Local stories produce the megapicture of environmental issues

Eric Freedman

Eric Freedman


This column originally ran on Domemagazine.com.
By Eric Freedman
Earlier this summer, one of our MSU environmental journalism students, Kevin Duffy, wrote a Great Lakes Echo article about a new book on the history of the Detroit River International Wildlife Refuge as an illustration of a successful effort to bring conservation to cities.
Also this year, Great Lakes Echo ran an article by student Qing Zhang about volunteer stream quality monitors in the Huron River watershed. Eamon Devlin wrote about a gravel pit dispute in Plainfield Township, while Logan Clark told about the Upper Peninsula’s suitability for cougar habitat and Colleen Otte reported about proposals for new passenger train routes in Michigan.

On the surface, none of these stories addresses the mega-environmental issues that stir debate and passions across the state and nation– climate change, fracking, the feared invasion of the Asian carp into Lake Michigan, deforestation and nuclear power among them.
The Pope’s recent encyclical on the relationships among moral values, consumerism and human-induced climate change seems distant — at least on first glance — from Clark’s Great Lakes Echo story about new state regulations allowing year-round catch-and-release bass fishing or my own articles on recovering colonial-era cannon from Chicken Bone Reef in the Detroit River or a bankruptcy judge’s ruling that allows the sale of a Washtenaw County farm despite the presence of a conservation easement.
Yet they are all connected because by their very nature — pun intended — environmental events connect to broad natural and human activities.
Think about your own news-reading, news-watching or news-listening habits.
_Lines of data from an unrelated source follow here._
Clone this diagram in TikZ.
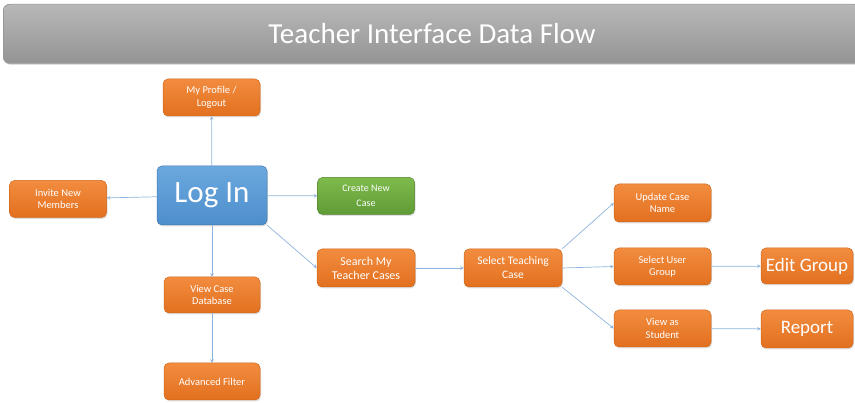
\documentclass[tikz,border=0pt]{standalone}
\usepackage{fontspec}
\setmainfont{Carlito}
\usetikzlibrary{arrows.meta,shadows}
\definecolor{orangetop}{HTML}{F28C3F}
\definecolor{orangebot}{HTML}{E2701F}
\definecolor{orangeedge}{HTML}{CF6619}
\definecolor{bluetop}{HTML}{6AA8DE}
\definecolor{bluebot}{HTML}{4E8ECB}
\definecolor{greentop}{HTML}{7FBA4C}
\definecolor{greenbot}{HTML}{5F9C36}
\definecolor{flowblue}{HTML}{8FB4DE}
\tikzset{every picture/.style={line width=0.75pt}}
\tikzset{
  task/.style={rounded corners=5pt, draw=orangeedge, line width=0.5pt,
    top color=orangetop, bottom color=orangebot, text=white, align=center,
    minimum width=97pt, minimum height=37pt, inner sep=2pt,
    font=\fontsize{10.5}{12.5}\selectfont,
    drop shadow={opacity=0.25, shadow xshift=1pt, shadow yshift=-1.5pt}},
  bigtask/.style={task, font=\fontsize{19}{22}\selectfont, minimum width=92pt},
  flow/.style={draw=flowblue, line width=0.7pt, -{Stealth[length=3.5pt,width=3.5pt]}}
}

\begin{document}
\begin{tikzpicture}[x=1pt,y=-1pt]
\useasboundingbox (0,0) rectangle (855,403);
%
\node (title) [rounded corners=6pt, draw=gray!80, top color=black!28, bottom color=black!42,
  minimum width=857pt, minimum height=59pt, anchor=north west, text=white,
  font=\fontsize{29}{34}\selectfont,
  drop shadow={opacity=0.25, shadow xshift=1pt, shadow yshift=-1.5pt}] at (3,4) {};
\node at (432,33.5) [text=white, font=\fontsize{29}{34}\selectfont] {Teacher Interface Data Flow};
%
\node (profile) [task] at (211.5,97.5) {My Profile /\\Logout};
\node (login) [task, minimum width=110pt, minimum height=59pt, draw=bluebot!85!black,
  top color=bluetop, bottom color=bluebot, font=\fontsize{31}{36}\selectfont] at (212,195.5) {Log In};
\node (invite) [task] at (58,199) {Invite New\\Members};
\node (create) [task, draw=greenbot!85!black, top color=greentop, bottom color=greenbot,
  font=\fontsize{10}{15}\selectfont] at (366,196) {Create New\\Case};
\node (viewdb) [task, minimum width=96pt, minimum height=36pt] at (212,295) {View Case\\Database};
\node (filter) [task, minimum width=96pt] at (212,381.5) {Advanced Filter};
%
\node (search) [task, minimum width=98pt, minimum height=38pt, font=\fontsize{12}{14}\selectfont] at (366,268) {Search My\\Teacher Cases};
\node (select) [task, minimum width=98pt, minimum height=38pt, font=\fontsize{11.5}{14}\selectfont] at (513,268) {Select Teaching\\Case};
%
\node (update) [task, minimum height=38pt] at (662.5,203) {Update Case\\Name};
\node (group) [task] at (662.5,266.5) {Select User\\Group};
\node (student) [task] at (662.5,328.5) {View as\\Student};
\node (edit) [bigtask, minimum height=36pt] at (807,266) {Edit Group};
\node (report) [bigtask, minimum height=38pt] at (807,329) {Report};
%
\foreach \Source/\Target in {%
	login/profile,
	login/invite,
	login/create,
	login.south east/search.west,
	login/viewdb,
	viewdb/filter,
	search/select,
	select.north east/update.west,
	select.east/group.west,
	select.south east/student.west,
	group/edit,
	student/report%
    }
\draw[flow] (\Source) to (\Target);
\end{tikzpicture}
\end{document}
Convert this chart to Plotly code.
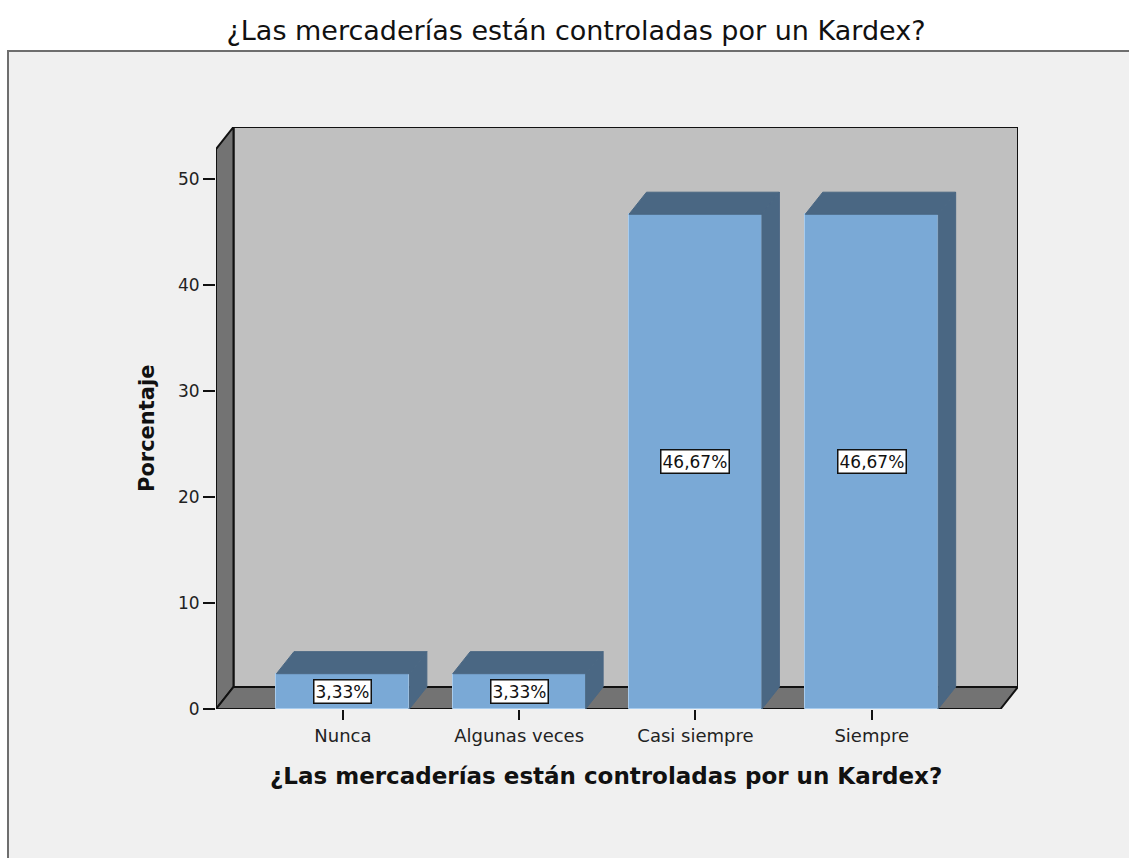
import plotly.graph_objects as go

categories = ["Nunca", "Algunas veces", "Casi siempre", "Siempre"]
values = [3.33, 3.33, 46.67, 46.67]
y_ticks = [0, 10, 20, 30, 40, 50]
title_text = "¿Las mercaderías están controladas por un Kardex?"
y_title = "Porcentaje"

# geometry (layout, not data)
W, H = 1129, 858
L, R, T, B = 216, 1129 - 1018, 127, 858 - 709
pw, ph = W - L - R, H - T - B
x_rng = [-0.72, 3.83]
y_rng = [0, 54.9]
bar_w = 0.754
dx = 0.0993          # depth offset in x units
dy = 2.08            # depth offset in y units
front_col = "#7AA9D6"
dark_col = "#4A6783"
edge_col = "#A8CCEE"
font_fam = "DejaVu Sans, Verdana, sans-serif"

xs = list(range(len(categories)))

fig = go.Figure()

fig.add_trace(go.Bar(
    x=xs, y=values, width=bar_w,
    marker=dict(color=front_col, line=dict(color=edge_col, width=1)),
    hoverinfo="skip", showlegend=False,
))

# 3D top and side faces derived from values
for xi, v in zip(xs, values):
    x0, x1 = xi - bar_w / 2, xi + bar_w / 2
    fig.add_trace(go.Scatter(
        x=[x0, x0 + dx, x1 + dx, x1, x0],
        y=[v, v + dy, v + dy, v, v],
        fill="toself", fillcolor=dark_col, mode="lines",
        line=dict(color=dark_col, width=1),
        hoverinfo="skip", showlegend=False,
    ))
    fig.add_trace(go.Scatter(
        x=[x1, x1 + dx, x1 + dx, x1, x1],
        y=[0, dy, v + dy, v, 0],
        fill="toself", fillcolor=dark_col, mode="lines",
        line=dict(color=dark_col, width=1),
        hoverinfo="skip", showlegend=False,
    ))

def px2paper_x(px):
    return (px - L) / pw

def py2paper_y(py):
    return (H - B - py) / ph

shapes = []
# outer panel
shapes.append(dict(type="rect", xref="paper", yref="paper",
                   x0=px2paper_x(8), x1=px2paper_x(1140),
                   y0=py2paper_y(900), y1=py2paper_y(51),
                   fillcolor="#F0F0F0", line=dict(color="#6E6E6E", width=2),
                   layer="below"))
xl, xr = x_rng[0], x_rng[1]
ytop = y_rng[1]
# back wall
shapes.append(dict(type="path", xref="x", yref="y",
                   path=f"M{xl+dx},{dy} L{xl+dx},{ytop} L{xr},{ytop} L{xr},{dy} Z",
                   fillcolor="#C0C0C0", line=dict(color="#111111", width=2),
                   layer="below"))
# left wall
shapes.append(dict(type="path", xref="x", yref="y",
                   path=f"M{xl},0 L{xl},{ytop-dy} L{xl+dx},{ytop} L{xl+dx},{dy} Z",
                   fillcolor="#737373", line=dict(color="#111111", width=2),
                   layer="below"))
# floor
shapes.append(dict(type="path", xref="x", yref="y",
                   path=f"M{xl},0 L{xl+dx},{dy} L{xr},{dy} L{xr-dx},0 Z",
                   fillcolor="#737373", line=dict(color="#111111", width=2),
                   layer="below"))

annotations = []
for xi, v in zip(xs, values):
    annotations.append(dict(
        x=xi, y=v / 2, xref="x", yref="y",
        text=f"{v:.2f}".replace(".", ",") + "%",
        showarrow=False, bgcolor="white", bordercolor="#111111",
        borderwidth=1.5, borderpad=1,
        font=dict(family=font_fam, size=17, color="#111111"),
    ))
annotations.append(dict(
    x=px2paper_x(606), y=py2paper_y(776), xref="paper", yref="paper",
    text=f"<b>{title_text}</b>", showarrow=False,
    font=dict(family=font_fam, size=23, color="#111111"),
    xanchor="center", yanchor="middle",
))
annotations.append(dict(
    x=px2paper_x(147), y=py2paper_y(429), xref="paper", yref="paper",
    text=f"<b>{y_title}</b>", showarrow=False, textangle=-90,
    font=dict(family=font_fam, size=21, color="#111111"),
    xanchor="center", yanchor="middle",
))

fig.update_layout(
    width=W, height=H,
    margin=dict(l=L, r=R, t=T, b=B, pad=0),
    paper_bgcolor="white", plot_bgcolor="rgba(0,0,0,0)",
    title=dict(text=title_text, x=576 / W, xanchor="center",
               y=1 - 31 / H, yanchor="middle", yref="container",
               font=dict(family=font_fam, size=27, color="#111111")),
    shapes=shapes, annotations=annotations,
    bargap=0, showlegend=False,
    xaxis=dict(range=x_rng, tickvals=xs, ticktext=categories,
               showgrid=False, zeroline=False, showline=False,
               ticks="outside", ticklen=10, tickwidth=1.5, tickcolor="#111111",
               tickfont=dict(family=font_fam, size=18, color="#222222"),
               fixedrange=True),
    yaxis=dict(range=y_rng, tickvals=y_ticks,
               showgrid=False, zeroline=False, showline=False,
               ticks="outside", ticklen=12, tickwidth=1.5, tickcolor="#111111",
               tickfont=dict(family=font_fam, size=17, color="#222222"),
               fixedrange=True),
)

fig.write_html(
    "out.html",
    config={"displayModeBar": False},
    post_script="document.body.style.margin='0px';document.body.style.overflow='hidden';",
)
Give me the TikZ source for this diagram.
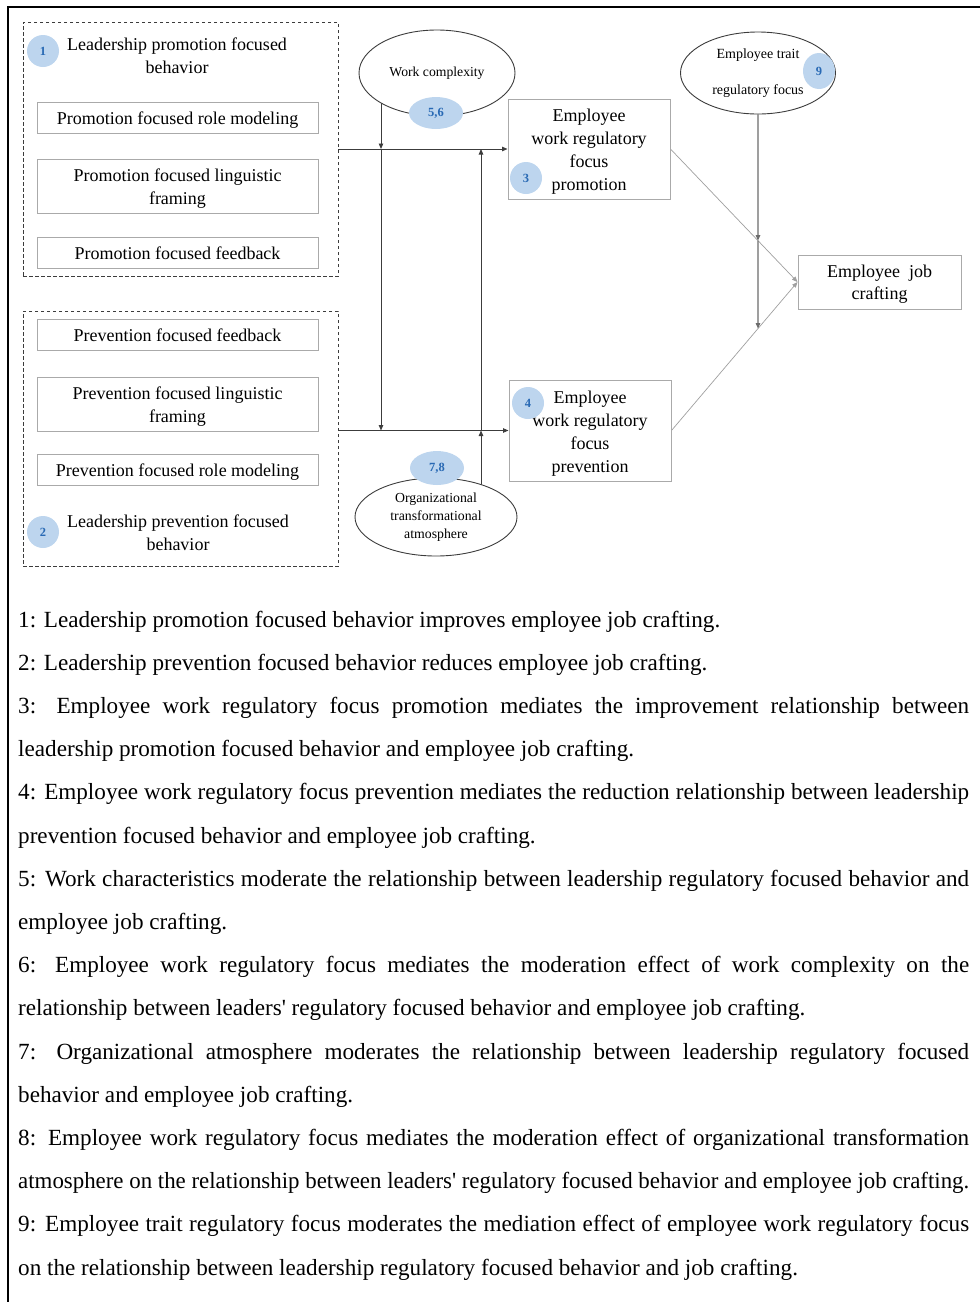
\documentclass[tikz,border=0pt]{standalone}
\usepackage{graphicx}
\usepackage{fontspec}
\setmainfont{Liberation Serif}
\usetikzlibrary{shapes.geometric,arrows.meta,backgrounds}

\definecolor{blobfill}{RGB}{189,213,238}
\definecolor{blobtext}{RGB}{40,105,180}
\definecolor{boxline}{RGB}{170,170,170}
\definecolor{darkline}{RGB}{60,60,60}

% justified text line of fixed width; squeezed if too long
\newsavebox\notebox
\newcommand\fullline[1]{\sbox\notebox{#1}%
  \ifdim\wd\notebox>951pt\resizebox{951pt}{\height}{\usebox\notebox}%
  \else\makebox[951pt][s]{#1}\fi}
% box label set a little lower than the geometric centre
\newcommand\lift[1]{\raisebox{-2.5pt}[\height][\depth]{\begin{tabular}{@{}c@{}}#1\end{tabular}}}
\newcommand\apos{\textquotesingle}

\tikzset{
  group/.style={draw=darkline, line width=0.9pt, dash pattern=on 3.5pt off 2.5pt,
    minimum width=315, minimum height=254, inner sep=0},
  item/.style={draw=boxline, line width=1pt, minimum width=281, inner sep=0,
    align=center, font=\fontsize{18}{23}\selectfont},
  var/.style={draw=boxline, line width=1pt, inner sep=0, align=center,
    font=\fontsize{18}{23}\selectfont},
  oval/.style={ellipse, draw=darkline, line width=0.9pt, fill=white, inner sep=0,
    align=center},
  blob/.style={ellipse, fill=blobfill, inner sep=0, text=blobtext,
    font=\fontsize{12.5}{14}\selectfont\bfseries},
  heading/.style={align=center, font=\fontsize{18}{23}\selectfont},
  tip/.style={-{Triangle[length=5.5pt,width=4.5pt]}},
  conn/.style={tip, draw=darkline, line width=0.9pt},
  diag/.style={tip, draw=gray!75, line width=0.7pt},
  modline/.style={tip, draw=gray!85!black, line width=1.1pt},
  note/.style={anchor=base west, inner sep=0, font=\fontsize{23.15}{27}\selectfont}
}

\begin{document}
\begin{tikzpicture}[x=1pt, y=-1pt]
\useasboundingbox (0,0) rectangle (980,1302);

% page frame (top and left rules)
\draw[line width=2pt] (980,7) -- (8,7) -- (8,1302);

% promotion focused leadership group
\node[group] (pgrp) at (180.5,149) {};
\node[blob, minimum width=32, minimum height=32] (b1) at (43,51) {1};
\node[heading] (ptitle) at (177,56) {Leadership promotion focused\\behavior};
\node[item, minimum height=31] (prm) at (177.5,117.5) {\lift{Promotion focused role modeling}};
\node[item, minimum height=54] (plf) at (177.5,186) {\lift{Promotion focused linguistic\\framing}};
\node[item, minimum height=31] (pfb) at (177.5,252.5) {\lift{Promotion focused feedback}};

% prevention focused leadership group
\node[group, minimum height=255] (pvgrp) at (180.5,438.5) {};
\node[item, minimum height=31] (vfb) at (177.5,334.5) {\lift{Prevention focused feedback}};
\node[item, minimum height=54] (vlf) at (177.5,404) {\lift{Prevention focused linguistic\\framing}};
\node[item, minimum height=31] (vrm) at (177.5,469.5) {\lift{Prevention focused role modeling}};
\node[blob, minimum width=32, minimum height=32] (b2) at (43,532) {2};
\node[heading] (vtitle) at (178,533) {Leadership prevention focused\\behavior};

% moderators
\node[oval, minimum width=156, minimum height=86, font=\fontsize{13.7}{16}\selectfont] (wc) at (437,73) {Work complexity};
\node[blob, minimum width=54, minimum height=32] (b56) at (436,113) {5,6};

\node[oval, minimum width=155, minimum height=82, font=\fontsize{14}{36}\selectfont] (trait) at (758,73) {Employee trait\\regulatory focus};
\node[blob, minimum width=32, minimum height=36] (b9) at (819,71) {9};

\node[oval, minimum width=162, minimum height=78, font=\fontsize{13.8}{18}\selectfont] (org) at (436,517) {Organizational\\transformational\\atmosphere};
\node[blob, minimum width=54, minimum height=34] (b78) at (437,468) {7,8};

% mediators and outcome
\node[var, minimum width=162, minimum height=100] (promo) at (589,149) {\lift{Employee\\work regulatory\\focus\\promotion}};
\node[blob, minimum width=32, minimum height=32] (b3) at (526,178) {3};

\node[var, minimum width=162, minimum height=101] (prev) at (590,430.5) {\lift{Employee\\work regulatory\\focus\\prevention}};
\node[blob, minimum width=32, minimum height=32] (b4) at (528,403) {4};

\node[var, minimum width=163, minimum height=54, font=\fontsize{18}{22}\selectfont] (jc) at (879.5,282) {\lift{Employee\ \ job\\crafting}};

% connector anchor points
\coordinate (wcdrop) at (381,95);
\coordinate (otrise) at (481,505);
\coordinate (m1) at (intersection of trait.north--trait.south and promo.east--jc.west);
\coordinate (m2) at (intersection of trait.north--trait.south and prev.east--jc.west);

\begin{scope}[on background layer]
\draw[conn] (pgrp.east) -- (promo.west);
\draw[conn] (prev.west -| pvgrp.east) -- (prev.west);
\draw[conn] (wcdrop) -- (wcdrop |- promo.west);
\draw[conn] (wcdrop |- promo.west) -- (wcdrop |- prev.west);
\draw[conn] (otrise) -- (otrise |- prev.west);
\draw[conn] (otrise |- prev.west) -- (otrise |- promo.west);
\draw[diag] (promo.east) -- (jc.west);
\draw[diag] (prev.east) -- (jc.west);
\draw[modline] (trait.south) -- (m1);
\draw[modline] (m1) -- (m2);
\end{scope}

% hypotheses
\node[note] (h1a) at (18,627) {1: Leadership promotion focused behavior improves employee job crafting.};
\node[note] (h2a) at (18,670.2) {2: Leadership prevention focused behavior reduces employee job crafting.};
\node[note] (h3a) at (18,713.4) {\fullline{3: Employee work regulatory focus promotion mediates the improvement relationship between}};
\node[note] (h3b) at (18,756.6) {leadership promotion focused behavior and employee job crafting.};
\node[note] (h4a) at (18,799.8) {\fullline{4: Employee work regulatory focus prevention mediates the reduction relationship between leadership}};
\node[note] (h4b) at (18,843) {prevention focused behavior and employee job crafting.};
\node[note] (h5a) at (18,886.2) {\fullline{5: Work characteristics moderate the relationship between leadership regulatory focused behavior and}};
\node[note] (h5b) at (18,929.4) {employee job crafting.};
\node[note] (h6a) at (18,972.6) {\fullline{6: Employee work regulatory focus mediates the moderation effect of work complexity on the}};
\node[note] (h6b) at (18,1015.8) {relationship between leaders\apos{} regulatory focused behavior and employee job crafting.};
\node[note] (h7a) at (18,1059) {\fullline{7: Organizational atmosphere moderates the relationship between leadership regulatory focused}};
\node[note] (h7b) at (18,1102.2) {behavior and employee job crafting.};
\node[note] (h8a) at (18,1145.4) {\fullline{8: Employee work regulatory focus mediates the moderation effect of organizational transformation}};
\node[note] (h8b) at (18,1188.6) {\fullline{atmosphere on the relationship between leaders\apos{} regulatory focused behavior and employee job crafting.}};
\node[note] (h9a) at (18,1231.8) {\fullline{9: Employee trait regulatory focus moderates the mediation effect of employee work regulatory focus}};
\node[note] (h9b) at (18,1275) {on the relationship between leadership regulatory focused behavior and job crafting.};
\end{tikzpicture}
\end{document}
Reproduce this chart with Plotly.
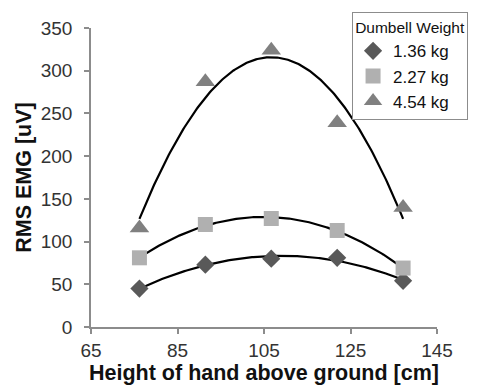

See or hear the words “climate change” or “hydraulic fracking” and our eyes often glaze over. Those topics are simply too big and daunting for us to wrap our minds around. It’s like a news story about “terrorism” or “poverty” or “disease.” What connects us to such issues are factors such as local impact and impact on our families and ourselves.
Talk about “invasive species” and the problems or potential solutions feel overwhelming. But talk about the cost to your city’s taxpayers to cut down and replace thousands of street and park trees devastated by the emerald ash borer and suddenly “invasive species” hit home.
The same holds true for “global warming.” As journalists, we should be telling you as news consumers about links between rising water temperatures and the fish species that can or can’t thrive in Northern Lower Peninsula streams. The same holds true for “development” — what are the environmental impacts of the transformation of farms and orchards to vacation homes in your part of the state: impacts on traffic, air quality, the availability of drinking water and the proliferation of deer chomping on your flower and vegetable beds? We can say the same about “urban blight” and urban farm projects in Flint and Detroit, and about “alternative energy” and a zoning controversy concerning wind turbines in Clinton County.
I’m not arguing that we should ignore the mega-pictures of environmental problems. To the contrary. What I do argue is that we should see how little pictures — those we see in our own neighborhoods and communities — illuminate our understanding of the mega-pictures and enhance our ability to relate mega-pictures to our own lives.
Eric Freedman is the director of Michigan State University’s Knight Center for Environmental Journalism.